Will my valiant geraniums that have survived repeated attacks by squirrels  throughout the summer survive the first snow this morning?


Saturday, October 31, 2020

colours for a hat /body memory

Looking through my bin of yarn remnants to see if I have the colours to make a hat.

I knit like a European because that's how my European mother taught me. The yarn that feeds the needle is looped around my forefinger. I move my wrists to knit. Most North Americans I've watched knitting scoop one hand around the needle with every stitch. To me that looks so labour-intensive. But that's how they learned. 

Body memory has its charms. The whole point to  knitting (IMO) is not to think. It's hand meditation.  

Thursday, October 8, 2020

Gaspé / la Gaspésie Sept-Oct 2020

So much to see and smell and feel and taste and hear and delight in. The swoosh of the waves, the sea air, the changing colours, wet leaf mulch, the crunch of kelp. Hiking along the shore, hiking in the hills. Stooping to pick up stones and beach glass. Even when you're wearing socks and shoes, you go to bed with sand between your toes and in your hair.   

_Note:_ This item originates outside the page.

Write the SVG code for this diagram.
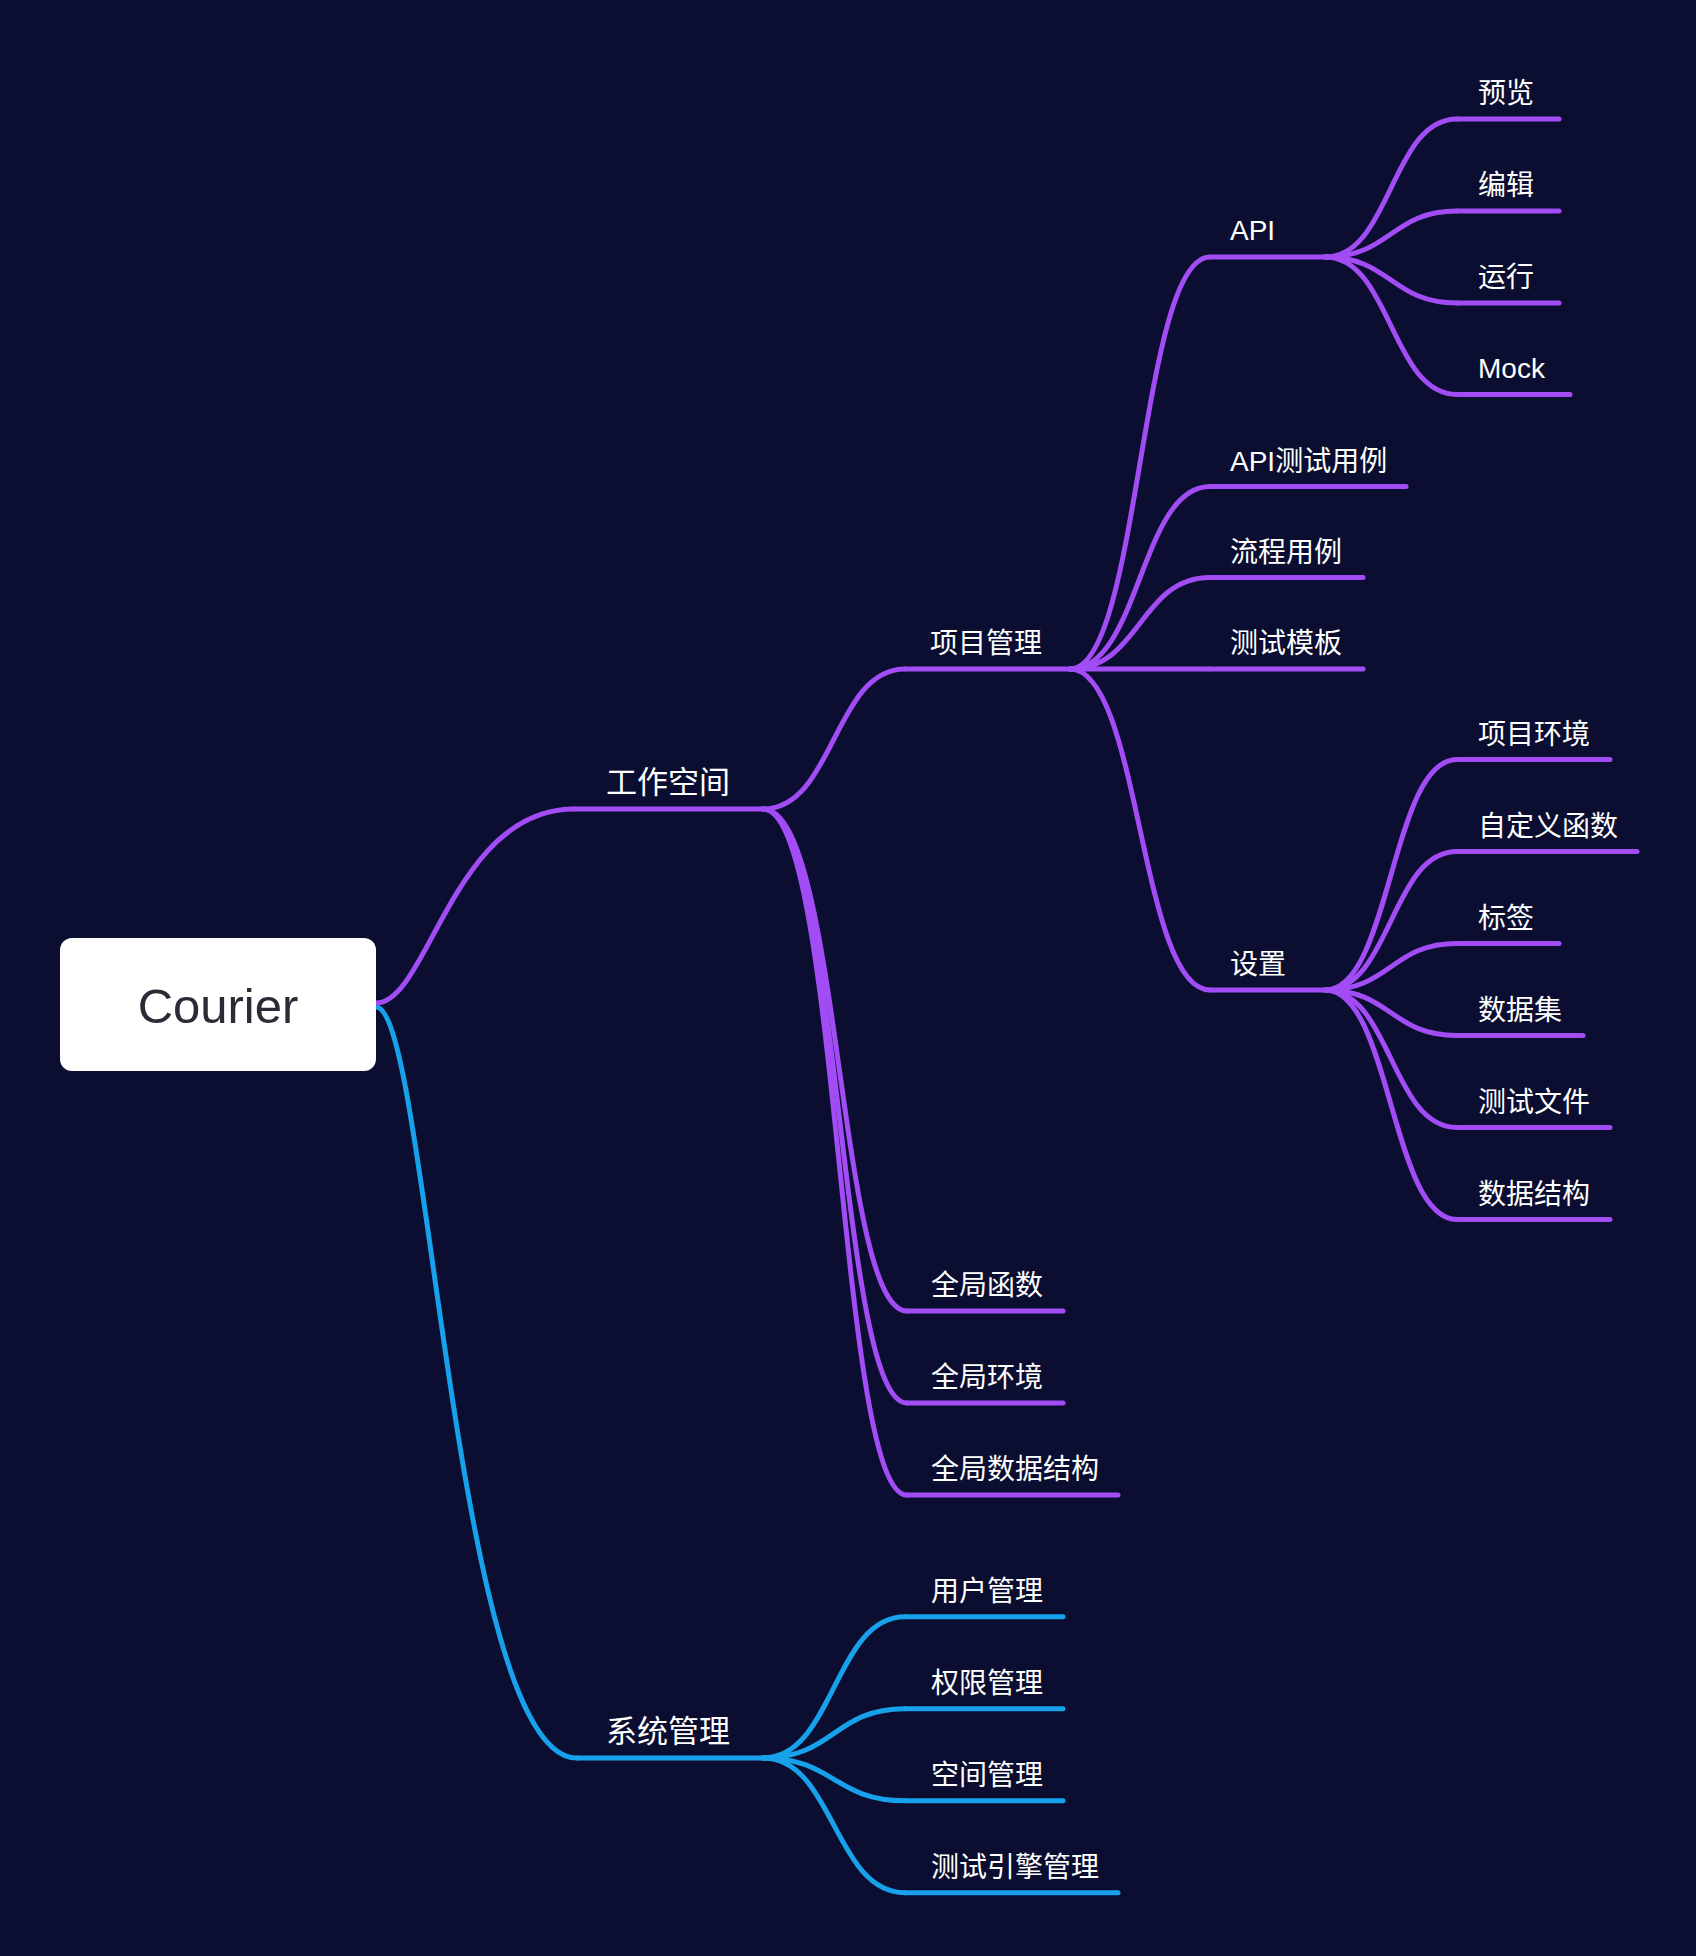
<svg xmlns="http://www.w3.org/2000/svg" width="1696" height="1956" viewBox="0 0 1696 1956">
<style>
.bg{fill:#0b0e30}
.c{fill:none;stroke-width:5;stroke-linecap:round}
.p{stroke:#a14cf4}
.b{stroke:#16a1ea}
.u{stroke-width:5;stroke-linecap:round}
.t{fill:#ffffff;font-family:"Liberation Sans","Noto Sans CJK SC",sans-serif;font-size:28px}
.t1{font-size:31px}
.root{fill:#2a2b36;font-family:"Liberation Sans","Noto Sans CJK SC",sans-serif;font-size:49px}
</style>
<rect class="bg" x="0" y="0" width="1696" height="1956"/>
<g id="connectors">
<path class="c b" d="M376,1007 C428,1007 454,1758 577,1758"/>
<path class="c p" d="M376,1003 C428,1003 453,809 574,809"/>
<path class="c p" d="M763,809 C834,809 834,669 905,669"/>
<path class="c p" d="M763,809 C840,809 838,1311 907,1311"/>
<path class="c p" d="M763,809 C840,809 838,1403 907,1403"/>
<path class="c p" d="M763,809 C840,809 838,1495 907,1495"/>
<path class="c p" d="M1070,669 C1140,669 1140,257 1210,257"/>
<path class="c p" d="M1070,669 C1140,669 1140,486.5 1210,486.5"/>
<path class="c p" d="M1070,669 C1140,669 1140,577.5 1210,577.5"/>
<path class="c p" d="M1070,669 L1210,669"/>
<path class="c p" d="M1070,669 C1140,669 1140,990 1210,990"/>
<path class="c p" d="M1325,257 C1391,257 1391,119 1457,119"/>
<path class="c p" d="M1325,257 C1391,257 1391,211 1457,211"/>
<path class="c p" d="M1325,257 C1391,257 1391,303 1457,303"/>
<path class="c p" d="M1325,257 C1391,257 1391,394.5 1457,394.5"/>
<path class="c p" d="M1325,990 C1391,990 1391,759.5 1457,759.5"/>
<path class="c p" d="M1325,990 C1391,990 1391,851.5 1457,851.5"/>
<path class="c p" d="M1325,990 C1391,990 1391,943.5 1457,943.5"/>
<path class="c p" d="M1325,990 C1391,990 1391,1035.5 1457,1035.5"/>
<path class="c p" d="M1325,990 C1391,990 1391,1127.5 1457,1127.5"/>
<path class="c p" d="M1325,990 C1391,990 1391,1219.5 1457,1219.5"/>
<path class="c b" d="M763,1758 C834,1758 834,1616.7 905,1616.7"/>
<path class="c b" d="M763,1758 C834,1758 834,1708.7 905,1708.7"/>
<path class="c b" d="M763,1758 C834,1758 834,1800.7 905,1800.7"/>
<path class="c b" d="M763,1758 C834,1758 834,1892.7 905,1892.7"/>
</g>
<g id="node-root">
<rect x="60" y="938" width="316" height="133" rx="12" ry="12" fill="#ffffff"/>
<text class="root" x="218" y="1023" text-anchor="middle">Courier</text>
</g>
<g id="node-workspace"><line class="u p" x1="574" y1="809" x2="763" y2="809"/><text class="t t1" x="606" y="793">工作空间</text></g>
<g id="node-system"><line class="u b" x1="577" y1="1758" x2="763" y2="1758"/><text class="t t1" x="606" y="1742">系统管理</text></g>
<g id="node-project"><line class="u p" x1="905" y1="669" x2="1070" y2="669"/><text class="t" x="930" y="653">项目管理</text></g>
<g id="node-gfunc"><line class="u p" x1="907" y1="1311" x2="1063" y2="1311"/><text class="t" x="931" y="1295">全局函数</text></g>
<g id="node-genv"><line class="u p" x1="907" y1="1403" x2="1063" y2="1403"/><text class="t" x="931" y="1387">全局环境</text></g>
<g id="node-gds"><line class="u p" x1="907" y1="1495" x2="1118" y2="1495"/><text class="t" x="931" y="1479">全局数据结构</text></g>
<g id="node-api"><line class="u p" x1="1210" y1="257" x2="1325" y2="257"/><text class="t" x="1230" y="240">API</text></g>
<g id="node-apicase"><line class="u p" x1="1210" y1="486.5" x2="1406" y2="486.5"/><text class="t" x="1230" y="470.5">API测试用例</text></g>
<g id="node-flow"><line class="u p" x1="1210" y1="577.5" x2="1363" y2="577.5"/><text class="t" x="1230" y="561.5">流程用例</text></g>
<g id="node-template"><line class="u p" x1="1210" y1="669" x2="1363" y2="669"/><text class="t" x="1230" y="653">测试模板</text></g>
<g id="node-settings"><line class="u p" x1="1210" y1="990" x2="1325" y2="990"/><text class="t" x="1230" y="974">设置</text></g>
<g id="node-preview"><line class="u p" x1="1457" y1="119" x2="1559" y2="119"/><text class="t" x="1478" y="103">预览</text></g>
<g id="node-edit"><line class="u p" x1="1457" y1="211" x2="1559" y2="211"/><text class="t" x="1478" y="195">编辑</text></g>
<g id="node-run"><line class="u p" x1="1457" y1="303" x2="1559" y2="303"/><text class="t" x="1478" y="287">运行</text></g>
<g id="node-mock"><line class="u p" x1="1457" y1="394.5" x2="1570" y2="394.5"/><text class="t" x="1478" y="377.5">Mock</text></g>
<g id="node-penv"><line class="u p" x1="1457" y1="759.5" x2="1610" y2="759.5"/><text class="t" x="1478" y="743.5">项目环境</text></g>
<g id="node-cfunc"><line class="u p" x1="1457" y1="851.5" x2="1637" y2="851.5"/><text class="t" x="1478" y="835.5">自定义函数</text></g>
<g id="node-tag"><line class="u p" x1="1457" y1="943.5" x2="1559" y2="943.5"/><text class="t" x="1478" y="927.5">标签</text></g>
<g id="node-dataset"><line class="u p" x1="1457" y1="1035.5" x2="1583" y2="1035.5"/><text class="t" x="1478" y="1019.5">数据集</text></g>
<g id="node-testfile"><line class="u p" x1="1457" y1="1127.5" x2="1610" y2="1127.5"/><text class="t" x="1478" y="1111.5">测试文件</text></g>
<g id="node-datastruct"><line class="u p" x1="1457" y1="1219.5" x2="1610" y2="1219.5"/><text class="t" x="1478" y="1203.5">数据结构</text></g>
<g id="node-user"><line class="u b" x1="905" y1="1616.7" x2="1063" y2="1616.7"/><text class="t" x="931" y="1600.7">用户管理</text></g>
<g id="node-perm"><line class="u b" x1="905" y1="1708.7" x2="1063" y2="1708.7"/><text class="t" x="931" y="1692.7">权限管理</text></g>
<g id="node-space"><line class="u b" x1="905" y1="1800.7" x2="1063" y2="1800.7"/><text class="t" x="931" y="1784.7">空间管理</text></g>
<g id="node-engine"><line class="u b" x1="905" y1="1892.7" x2="1118" y2="1892.7"/><text class="t" x="931" y="1876.7">测试引擎管理</text></g>
</svg>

A hundred Canada Geese wheel from the sky to descend, exhausted from wherever they've flown from, still far to wherever they're going next. They land in a field of straw-yellow stubble. Black, white and gray against gold. Their long necks. 

The full moon rising from behind the low mountains, between the tops of the spruce trees. The flat cloud that slices across its nose.

Pierre Paul, who cuts our grass when we're not there so that the house doesn't look bandoned, heading off down the highway on his red tractor. Red plaid shirt and red baseball cap, blue sea behind him. 

The statue of the Virgin Mary who used to stand with her arms spread as if to show off the roses planted  before her, but the bush has grown until all you can glimpse is the crown of her head and the tips of her fingers. 

A crow hopping across the ground like a robin. Exactly like a robin. Such mimics, crows are. 

A new kind of gorse, springy and tufty, with tiny tiny tiny flowers that open when the sun shines. I stoop to the ground and see the intricately pleated lavender petals. The yellow pistils. 

The sharp angle of autumn sunlight that cuts a boulder of granite, taller than I am, into a stark mask of light and shadow. 

… So much that I didn't take pictures of except in my head.

Friday, September 25, 2020

older, wiser, younger versions of myself

A while ago I asked R if he would give me the paintings he's done of me. I love these older versions of myself in different places where we lived or travelled. I am honoured to be with someone who sees me in a way that I can look back at who I was. I recognize myself. 

Even the grotesque cartoons. I've included a couple of those too. 

A park in Outremont near where we had an apartment.

This one looks yellow because it's in a room with not much light and it's too large to take off the wall. There's another version below.

Where am I sitting? Where else? In the Gaspé.

As far as I know, I never wanted to be a ballerina, but I've got this one over my desk. 

Same armchair as above. We salvaged it from a sidewalk and had it reupholstered, but I always regretted the scratchy, beige upholstery fabric that I let the upholsterer convince me we wanted. The chair was eventually returned to the sidewalk. Within an hour, it had found a new home.  

In the background, my table loom. 

I have been known to drink wine. 

Paris. I'm wearing an old suede jacket that used to be my father-in-law's. He was short. I saw the jacket on top a pile of clothes for the charity bin. I asked if I could have it. R and I went for a walk in the woods. When we returned, I saw the jacket on the clothesline. His mother had put it in the washing machine to clean it for me. Years later, when I took it to a drycleaner, he winced and said someone had put it in a washing machine. 

I wore it for decades until seams started to rip. I've now cut it up into pieces to use for patches. 

This was done on the back of a hotel bill from when we were in Florence in the 80s. Total bill was 84,500 lire. 

I had excrutiating menstrual cramps and was in a foul mood. (In case you can't tell.)

Paintings by R aka Robert Aubé aka Dr. Alphoneyous Nitpicker. I'm not married to Nitpicker, though I sometimes (increasingly) feel like I might be living with him.